During a memorial service hosted by Dufftown's Royal British Legion, steely paratrooper Wullie Granitza's grandson Jack laid a wreath marking 40 years since the Argentinian surrender in the Falklands.
Lossiemouth's Mike "Wullie" Granitza, who became a Regimental Sergeant Major of the 216 Parachute Signal Squadron, saw active service in Northern Ireland and the Falklands.
He was a radio operator under Colonel Herbert Jones at the Battle of Goose Green, a gruelling and bloody 14-hour engagement in which his "2-para" regiment triumphed against a huge Argentinian force.
Speaking after the memorial, Jack said he felt honoured to represent his grandfather's bravery and resilience.
Jack said: "When I was asked, it was an instant yes. It felt like something I could do for him now.
"I did not really feel nervous doing it. I know he would have done it if he was still here, so it felt right.
"In the past, when I used to hear all the stories he would tell about the Falklands and all the other places he went with the army, I just wanted to tell everyone.
"I felt nothing but pride for his service when I placed that wreath today."
The memorial service was taken by Reverend Eddie Enslin, of Mortlach and Cabrach Parish Church, and was attended by Lord Leiutenant of Banffshire Andrew Simpson and senior members of the Royal British Legion.
Lord Lieutenant Simpson said: "It was very appropriate to gather here today to remember those who served in the Falklands conflict, those who survived and especially those who did not.
"This war is still very much alive in the minds of people in the area who served in it."

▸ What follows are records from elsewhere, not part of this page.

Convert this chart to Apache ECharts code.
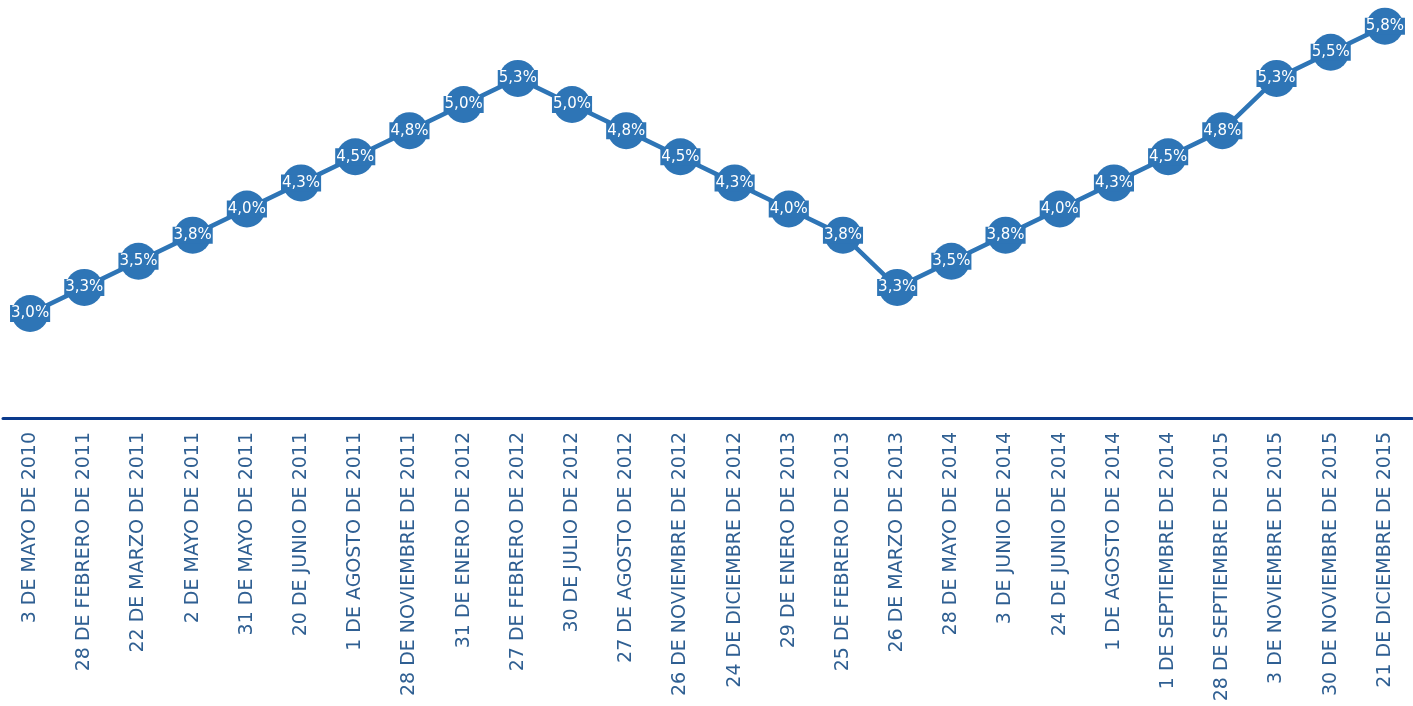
<!DOCTYPE html>
<html>
<head>
    <meta charset="utf-8">
    <title>Tasa</title>
    <script src="https://cdn.jsdelivr.net/npm/echarts@6/dist/echarts.min.js"></script>
    <style>
        html, body { margin: 0; padding: 0; background: #fff; }
        #chart { width: 1413px; height: 706px; }
    </style>
</head>
<body>
    <div id="chart"></div>
    <script type="text/javascript">
        var categories = [
            '3 DE MAYO DE 2010', '28 DE FEBRERO DE 2011', '22 DE MARZO DE 2011', '2 DE MAYO DE 2011',
            '31 DE MAYO DE 2011', '20 DE JUNIO DE 2011', '1 DE AGOSTO DE 2011', '28 DE NOVIEMBRE DE 2011',
            '31 DE ENERO DE 2012', '27 DE FEBRERO DE 2012', '30 DE JULIO DE 2012', '27 DE AGOSTO DE 2012',
            '26 DE NOVIEMBRE DE 2012', '24 DE DICIEMBRE DE 2012', '29 DE ENERO DE 2013', '25 DE FEBRERO DE 2013',
            '26 DE MARZO DE 2013', '28 DE MAYO DE 2014', '3 DE JUNIO DE 2014', '24 DE JUNIO DE 2014',
            '1 DE AGOSTO DE 2014', '1 DE SEPTIEMBRE DE 2014', '28 DE SEPTIEMBRE DE 2015', '3 DE NOVIEMBRE DE 2015',
            '30 DE NOVIEMBRE DE 2015', '21 DE DICIEMBRE DE 2015'
        ];
        var tasa = [
            3.0, 3.25, 3.5, 3.75, 4.0, 4.25, 4.5, 4.75, 5.0, 5.25,
            5.0, 4.75, 4.5, 4.25, 4.0, 3.75, 3.25, 3.5, 3.75, 4.0,
            4.25, 4.5, 4.75, 5.25, 5.5, 5.75
        ];

        var myChart = echarts.init(document.getElementById('chart'));
        var azul = '#2E75B6';

        var option = {
            animation: false,
            grid: { left: 3, right: 1, top: 0, bottom: 288, containLabel: false },
            xAxis: {
                type: 'category',
                data: categories,
                boundaryGap: true,
                axisLine: { lineStyle: { color: '#0B3A8C', width: 3 } },
                axisTick: { show: false },
                axisLabel: {
                    rotate: 90,
                    interval: 0,
                    margin: 14,
                    color: '#2F5F92',
                    fontSize: 19,
                    fontFamily: '"DejaVu Sans", sans-serif'
                }
            },
            yAxis: {
                type: 'value',
                min: 2,
                max: 6,
                show: false,
                splitLine: { show: false }
            },
            series: [{
                type: 'line',
                data: tasa,
                symbol: 'circle',
                symbolSize: 37,
                lineStyle: { color: azul, width: 4.5 },
                itemStyle: { color: azul },
                label: {
                    show: true,
                    position: 'inside',
                    color: '#fff',
                    fontSize: 15,
                    fontFamily: '"DejaVu Sans", sans-serif',
                    backgroundColor: azul,
                    padding: [1, 1],
                    formatter: function (p) {
                        return p.value.toFixed(1).replace('.', ',') + '%';
                    }
                }
            }]
        };
        myChart.setOption(option);
    </script>
</body>
</html>
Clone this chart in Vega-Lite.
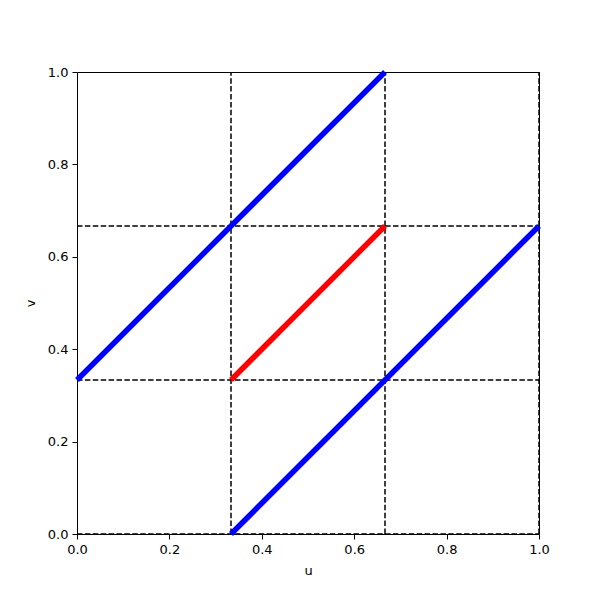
{
  "$schema": "https://vega.github.io/schema/vega-lite/v6.json",
  "width": 462,
  "height": 462,
  "autosize": {"type": "none"},
  "padding": {"left": 77, "top": 72, "right": 61, "bottom": 66},
  "config": {
    "view": {"stroke": "black", "strokeWidth": 1},
    "font": "DejaVu Sans",
    "axis": {
      "grid": false,
      "domain": false,
      "tickColor": "black",
      "tickSize": 5,
      "tickWidth": 1,
      "labelFont": "DejaVu Sans",
      "labelFontSize": 13,
      "labelColor": "black",
      "labelFlush": false,
      "titleFont": "DejaVu Sans",
      "titleFontSize": 13,
      "titleFontWeight": "normal",
      "titleColor": "black",
      "labelPadding": 4
    }
  },
  "layer": [
    {
      "data": {"values": [
        {"u": 0, "v": 0, "u2": 1, "v2": 0},
        {"u": 0, "v": 0.3333333, "u2": 1, "v2": 0.3333333},
        {"u": 0, "v": 0.6666667, "u2": 1, "v2": 0.6666667},
        {"u": 0.3333333, "v": 0, "u2": 0.3333333, "v2": 1},
        {"u": 0.6666667, "v": 0, "u2": 0.6666667, "v2": 1},
        {"u": 1, "v": 0, "u2": 1, "v2": 1}
      ]},
      "mark": {"type": "rule", "color": "black", "strokeWidth": 1.5, "strokeDash": [5.5, 2.4]},
      "encoding": {
        "x": {"field": "u", "type": "quantitative", "scale": {"domain": [0, 1], "nice": false}, "axis": {"title": "u", "values": [0, 0.2, 0.4, 0.6, 0.8, 1], "format": ".1f", "titlePadding": 8}},
        "y": {"field": "v", "type": "quantitative", "scale": {"domain": [0, 1], "nice": false}, "axis": {"title": "v", "values": [0, 0.2, 0.4, 0.6, 0.8, 1], "format": ".1f", "titlePadding": 10}},
        "x2": {"field": "u2"},
        "y2": {"field": "v2"}
      }
    },
    {
      "data": {"values": [
        {"seg": "a", "c": "blue", "u": 0, "v": 0.3333333},
        {"seg": "a", "c": "blue", "u": 0.6666667, "v": 1},
        {"seg": "b", "c": "blue", "u": 0.3333333, "v": 0},
        {"seg": "b", "c": "blue", "u": 1, "v": 0.6666667},
        {"seg": "c", "c": "red", "u": 0.3333333, "v": 0.3333333},
        {"seg": "c", "c": "red", "u": 0.6666667, "v": 0.6666667}
      ]},
      "mark": {"type": "line", "strokeWidth": 5.5, "strokeCap": "butt"},
      "encoding": {
        "x": {"field": "u", "type": "quantitative"},
        "y": {"field": "v", "type": "quantitative"},
        "detail": {"field": "seg"},
        "color": {"field": "c", "type": "nominal", "scale": {"domain": ["blue", "red"], "range": ["#0000ff", "#ff0000"]}, "legend": null}
      }
    }
  ]
}
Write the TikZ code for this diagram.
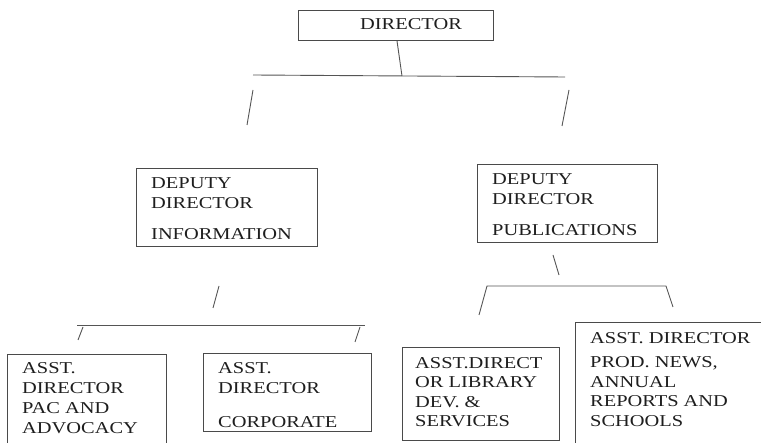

Alastair Combe, President of Dufftown's Royal British Legion branch, shared his own personal memories of Wullie.
Mr Combe said: "It was important to have the input of people who served in the conflict.
"So we decided to invite Jack, who is the grandson of Wullie Grantiza, to pay tribute on our behalf.
"Wullie was my first sergeant major and he was a real force of nature.
"He was great company, even though he could be a little old school when in command!"